Les célébrations qui viennent de se passer à Verdun font prendre conscience que la réconciliation franco-allemande, impensable il y a cent ans, a pourtant bel et bien eu lieu. Et voilà qui, d’un coup, fait sentir ce qu’est la brèche de l’espérance quand rien ne semble possible. Au-delà même du rêve et de l’imagination, tout ce qu’il faut traverser de violence, de résistance, ce qu’il faut mettre en œuvre pendant cent ans de renoncement, de conversion, d’alliances politiques et économiques, mais aussi de gestes humbles et patients, accueillir chez soi des familles qui autrefois étaient l’ennemi. Si la réconciliation a été possible ici, alors l’inespéré pourra se produire ailleurs, sur d’autres terres ensanglantées, mais ce ne sera jamais sans l’acharnement de ceux qui ne regardent pas leurs frères d’abord comme des ennemis.

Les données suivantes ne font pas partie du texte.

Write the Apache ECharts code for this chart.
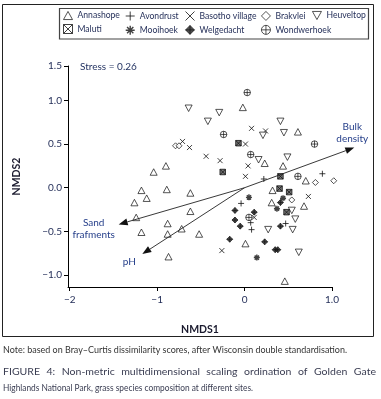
<!DOCTYPE html>
<html><head><meta charset="utf-8">
<script src="https://cdn.jsdelivr.net/npm/echarts@6/dist/echarts.min.js"></script>
<style>html,body{margin:0;padding:0;background:#fff}#c{width:381px;height:399px}</style>
</head><body><div id="c"></div>
<script>
// ---- data ----
const siteNames = ['Annashope','Avondrust','Basotho village','Brakvlei','Heuveltop','Maluti','Mooihoek','Welgedacht','Wondwerhoek'];
const annashopeX = [-0.90,-1.04,-1.18,-0.89,-0.62,-1.12,-1.26,-0.62,-1.24,-0.88,-1.18,-0.88,-0.72,-0.52,-0.87,-0.02,0.61,0.23,0.44,0.70,0.32,0.31,0.68,0.01,0.46];
const annashopeY = [0.25,0.18,-0.03,-0.02,-0.06,-0.12,-0.17,-0.27,-0.34,-0.41,-0.51,-0.53,-0.47,-0.53,-0.79,0.92,0.64,0.28,0.25,0.08,-0.03,-0.17,-0.21,-0.64,-1.07];
const avondrustX = [0.22,0.89,-0.04,0.07,0.08,0.47];
const avondrustY = [0.10,0.16,-0.18,-0.40,-0.48,-0.41];
const basothoX = [-0.71,-0.63,-0.44,-0.28,0.08,0.01,0.24,0.04,0.01,0.73,0.11,-0.26];
const basothoY = [0.53,0.46,0.36,0.31,0.68,0.50,0.65,0.25,0.13,-0.10,-0.34,-0.72];
const brakvleiX = [-0.79,-0.75,0.81,1.02,0.54];
const brakvleiY = [0.48,0.48,0.06,0.08,-0.14];
const heuveltopX = [-0.64,-0.42,-0.29,0.41,0.21,0.45,0.16,0.49,0.54,0.58,0.27,0.55,0.62];
const heuveltopY = [0.91,0.76,0.86,0.76,0.60,0.63,0.32,0.35,-0.26,-0.36,-0.48,-0.48,-0.74];
const malutiX = [-0.07,-0.25,0.41,0.40,0.51,0.48];
const malutiY = [0.51,0.18,0.13,-0.01,-0.05,-0.28];
const mooihoekX = [0.05,0.44,0.37,0.14];
const mooihoekY = [-0.11,-0.12,-0.24,-0.80];
const welgedachtX = [-0.11,0.11,-0.11,-0.05,-0.17,0.23,0.41,0.41,0.35,0.38];
const welgedachtY = [-0.26,-0.28,-0.37,-0.44,-0.59,-0.62,-0.17,-0.44,-0.71,-0.71];
const wondwerhoekX = [0.03,-0.24,0.07,0.80,0.61,0.05];
const wondwerhoekY = [1.09,0.61,0.38,0.50,0.13,-0.34];

const arrowNames = ['Bulk\ndensity','Sand\nfrafments','pH'];
const arrowX = [1.255,-1.44,-1.17];
const arrowY = [0.46,-0.42,-0.76];

const xTickValues = [-2,-1,0,1];
const xTickLabels = ['\u22122','\u22121','0','1.0'];
const yTickLabels = ['\u22121.0','\u22120.5','0.0','0.5','1.0','1.5'];
const stressText = 'Stress = 0.26';
const noteText = 'Note: based on Bray\u2013Curtis dissimilarity scores, after Wisconsin double standardisation.';
const captionLine1 = 'FIGURE 4: Non-metric multidimensional scaling ordination of Golden Gate';
const captionLine2 = 'Highlands National Park, grass species composition at different sites.';

// ---- axis extents / layout ----
const xMin = -2.02, xMax = 1.0;
const yMin = -1.137, yMax = 1.394;
const yTickValues = [-1,-0.5,0,0.5,1.0,yMax];

const siteX = [annashopeX,avondrustX,basothoX,brakvleiX,heuveltopX,malutiX,mooihoekX,welgedachtX,wondwerhoekX];
const siteY = [annashopeY,avondrustY,basothoY,brakvleiY,heuveltopY,malutiY,mooihoekY,welgedachtY,wondwerhoekY];

const open = {color:'#fff', borderColor:'#111', borderWidth:0.9};
const siteStyle = [
  {sym:'path://M5,0L10,9L0,9Z', size:[7,6.5], item:open},
  {sym:'path://M0,5L10,5M5,0L5,10', size:6, item:{color:'#fff',borderColor:'#111',borderWidth:1}},
  {sym:'path://M0,0L10,10M10,0L0,10', size:5, item:{color:'#fff',borderColor:'#111',borderWidth:1}},
  {sym:'path://M5,0L10,5L5,10L0,5Z', size:6, item:open},
  {sym:'path://M0,0L10,0L5,9Z', size:[7,6.5], item:open},
  {sym:'path://M0,0L10,0L10,10L0,10Z M0,0L10,10M10,0L0,10', size:5.5, item:{color:'#555',borderColor:'#111',borderWidth:1}},
  {sym:'path://M5,0L5,10M0,5L10,5M1.5,1.5L8.5,8.5M8.5,1.5L1.5,8.5', size:6, item:{color:'#111',borderColor:'#111',borderWidth:1.4}},
  {sym:'path://M5,0L10,5L5,10L0,5Z M0,5L10,5M5,0L5,10', size:6, item:{color:'#222',borderColor:'#111',borderWidth:0.8}},
  {sym:'path://M0,5A5,5 0 1 1 10,5A5,5 0 1 1 0,5Z M0,5L10,5M5,0L5,10', size:6.5, item:{color:'#fff',borderColor:'#111',borderWidth:0.9}}
];

const scatterSeries = siteNames.map((n,i)=>({
  type:'scatter', name:n, clip:false,
  symbol: siteStyle[i].sym, symbolSize: siteStyle[i].size,
  itemStyle: siteStyle[i].item,
  data: siteX[i].map((x,j)=>[x, siteY[i][j]])
}));

const arrowLabelOffset = [[-2,-15],[-25,4],[-13,8]];
const arrowSeries = {
  type:'custom', clip:false, silent:true, z:5,
  data: arrowX.map((x,i)=>[x, arrowY[i], i]),
  renderItem: function(params, api){
    const i = api.value(2);
    const s = api.coord([0,0]);
    const e = api.coord([api.value(0), api.value(1)]);
    const dx = e[0]-s[0], dy = e[1]-s[1];
    const L = Math.hypot(dx,dy), ux = dx/L, uy = dy/L;
    const hl = 9, hw = 3.4;
    const bx = e[0]-ux*hl, by = e[1]-uy*hl;
    const off = arrowLabelOffset[i];
    return {type:'group', children:[
      {type:'line', shape:{x1:s[0],y1:s[1],x2:bx,y2:by}, style:{stroke:'#222',lineWidth:0.9}},
      {type:'polygon', shape:{points:[[e[0],e[1]],[bx-uy*hw,by+ux*hw],[bx+uy*hw,by-ux*hw]]}, style:{fill:'#111'}},
      {type:'text', x:e[0]+off[0], y:e[1]+off[1], style:{text:arrowNames[i], fill:'#27408b', font:'10px Lato', align:'center', verticalAlign:'middle', lineHeight:12}}
    ]};
  }
};

// legend columns
const legendCols = [['Annashope','Maluti'],['Avondrust','Mooihoek'],['Basotho village','Welgedacht'],['Brakvlei','Wondwerhoek'],['Heuveltop']];
const legendLeft = [63,125,185,261,312];
const legends = legendCols.map((col,k)=>({
  orient:'vertical', left:legendLeft[k], top:11, padding:0, itemGap:4,
  itemWidth:9, itemHeight:9, selectedMode:false,
  textStyle:{fontFamily:'Lato', fontSize:8.6, color:'#1f2a55'},
  data: col.map(n=>{const st = siteStyle[siteNames.indexOf(n)]; return {name:n, icon:st.sym, itemStyle:Object.assign({}, st.item, n==='Maluti'?{color:'#fff'}:{})};})
}));

// caption helpers
const mctx = document.createElement('canvas').getContext('2d');
function tw(t, font){ mctx.font = font; return mctx.measureText(t).width; }
const capFont = '10px Lato';
const capScale2 = 250 / tw(captionLine2, capFont);
const noteFont = '8.5px Lato';
const noteScale = 344 / tw(noteText, noteFont);
const words = captionLine1.split(' ');
const rawW = words.map(w=>tw(w,capFont));
const capScale1 = (373 - (words.length-1)*6.5) / rawW.reduce((a,b)=>a+b,0);
const wordW = rawW.map(w=>w*capScale1);
const gap = (373 - wordW.reduce((a,b)=>a+b,0)) / (words.length-1);
let cx = 3;
const line1Els = words.map((w,k)=>{ const el = {type:'text', x:cx, y:372, scaleX:capScale1, style:{text:w, font:capFont, fill:'#3a3d52', verticalAlign:'middle'}}; cx += wordW[k]+gap; return el; });

const chart = echarts.init(document.getElementById('c'), null, {renderer:'canvas'});
chart.setOption({
  animation:false,
  backgroundColor:'#fff',
  grid:{left:68, right:49, top:66, bottom:112, containLabel:false, outerBoundsMode:'none'},
  xAxis:{type:'value', min:xMin, max:xMax, name:'NMDS1', nameLocation:'middle', nameGap:37,
    nameTextStyle:{fontFamily:'Lato', fontWeight:'bold', fontSize:10.5, color:'#1a1a2e'},
    axisLine:{show:true, onZero:false, lineStyle:{color:'#000', width:1}},
    axisTick:{show:true, length:4, customValues:xTickValues, lineStyle:{color:'#000'}},
    axisLabel:{customValues:xTickValues, margin:8, fontFamily:'Lato', fontSize:10, color:'#1f2a55',
      formatter:v=>{const i=xTickValues.findIndex(t=>Math.abs(t-v)<1e-6); return i>=0?xTickLabels[i]:'';}},
    splitLine:{show:false}},
  yAxis:{type:'value', min:yMin, max:yMax, name:'NMDS2', nameLocation:'middle', nameGap:46,
    nameTextStyle:{fontFamily:'Lato', fontWeight:'bold', fontSize:10.5, color:'#1a1a2e'},
    axisLine:{show:true, onZero:false, lineStyle:{color:'#000', width:1}},
    axisTick:{show:true, length:4, customValues:yTickValues, lineStyle:{color:'#000'}},
    axisLabel:{customValues:yTickValues, margin:6, fontFamily:'Lato', fontSize:10, color:'#1f2a55',
      formatter:v=>{const i=yTickValues.findIndex(t=>Math.abs(t-v)<1e-6); return i>=0?yTickLabels[i]:'';}},
    splitLine:{show:false}},
  legend: legends,
  graphic:[
    {type:'rect', shape:{x:2.5,y:4.5,width:371,height:332}, style:{fill:'none',stroke:'#222',lineWidth:1}, silent:true},
    {type:'rect', shape:{x:59.5,y:8.5,width:309,height:30.5}, style:{fill:'none',stroke:'#444',lineWidth:1.2}, silent:true},
    {type:'text', x:80, y:67, style:{text:stressText, font:'10px Lato', fill:'#1f2f5f', verticalAlign:'middle'}},
    {type:'text', x:3, y:350, scaleX:noteScale, style:{text:noteText, font:noteFont, fill:'#333', verticalAlign:'middle'}},
    ...line1Els,
    {type:'text', x:3, y:388, scaleX:capScale2, style:{text:captionLine2, font:capFont, fill:'#3a3d52', verticalAlign:'middle'}}
  ],
  series:[arrowSeries, ...scatterSeries]
});
</script></body></html>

Aujourd’hui, en Syrie, dans des cités dévastées où les armes n’en finissent plus de tuer et d’opposer des familles déchirées, des religieuses et religieux scolarisent plus de 3 000 enfants sunnites, chiites et chrétiens d’Églises diverses. Ils apprennent, lisent, chantent, jouent ensemble, prient, dans l’espoir que, lorsque des aînés leur mettront une arme dans les mains, ils refusent d’en faire usage et se souviennent des liens tissés avec ceux qui ne sont déjà plus leurs ennemis. La paix commence ici, au cœur de la guerre et de la violence. Les prophéties d’Isaïe, « le loup habitera avec l’agneau » (Is 11,6), ne sont pas d’un inaccessible futur. À Verdun, avec des milliers de jeunes, on en a célébré déjà un peu l’histoire, bien réelle. En Syrie, quelques enfants entourés de personnes de bonne volonté défient l’inespéré et fondent une histoire fraternelle, promesse bien réelle de réconciliation.